On May 27, 1964, Harvard’s David Henry sent Obama a life-changing letter. It began by acknowledging that Obama had completed his course work and that only his thesis remained to be completed before he could get his Ph.D. But the letter also said that neither the Department of Economics nor the graduate school had the funds to support him in Cambridge. It then said, “We have, therefore, come to the conclusion that you should terminate your stay in the United States and return to Kenya to carry on your research and the writing of your thesis.” He was given until June 19—which was hardly three weeks away!—to arrange for his departure.
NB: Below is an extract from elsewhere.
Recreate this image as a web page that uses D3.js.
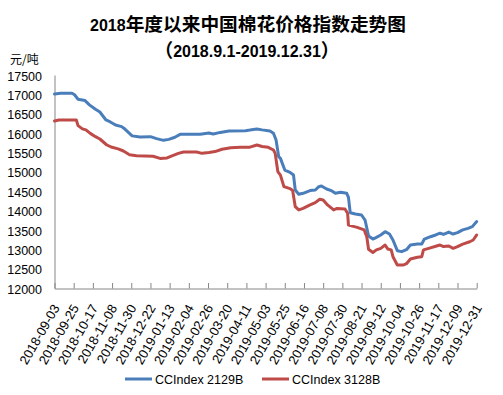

Henry indicated that copies of the letter were going to graduate school associate dean Reginald H. Phelps, a historian of modern Germany, and Economics Department chairman John T. Dunlop, a distinguished professor who would go on to become dean of Harvard’s Faculty of Arts and Sciences and then U.S. secretary of labor.

Unspoken in Henry’s letter—though crystal clear in Obama’s INS file—was Harvard’s unwillingness to continue hosting a man whose sexual energies, whether inter-African or serially miscegenous, would not be tolerated in tony Cambridge as they had been in multihued Honolulu. Two weeks later an INS form letter instructed Obama that he had until July 8, instead of June 19, to depart the United States. On June 18, an understandably agitated Obama phoned the Boston INS office and insisted that he be given specific grounds for why his residency extension was being denied. An INS agent emphasized that the decision was final, but Obama called again the next day and asked to speak to the district director, who refused to take the call. Obama declared he lacked funds to leave the U.S., and the next day he asked a Harvard secretary to call the INS on his behalf. She too was told INS’s ruling was final. At that point, Obama apparently gave up; on Monday, July 6, 1964, he departed from New York’s newly renamed John F. Kennedy International Airport bound for Paris and then Nairobi, which, as of seven months earlier, was now the capital of newly independent Kenya. 16

On the other side of the United States, Ann Dunham and Lolo Soetoro were married on Monday, March 15, 1965, on Molokai, a smaller Hawaiian isle southeast of Oahu. Neither Ann’s son nor her parents attended the ceremony, which took place only three months before Lolo’s current residency visa would expire. He had received his M.A. in geography in June 1964, but a month later both UH and the INS approved another one-year residency during which he could get practical experience working for local engineering and surveying firms.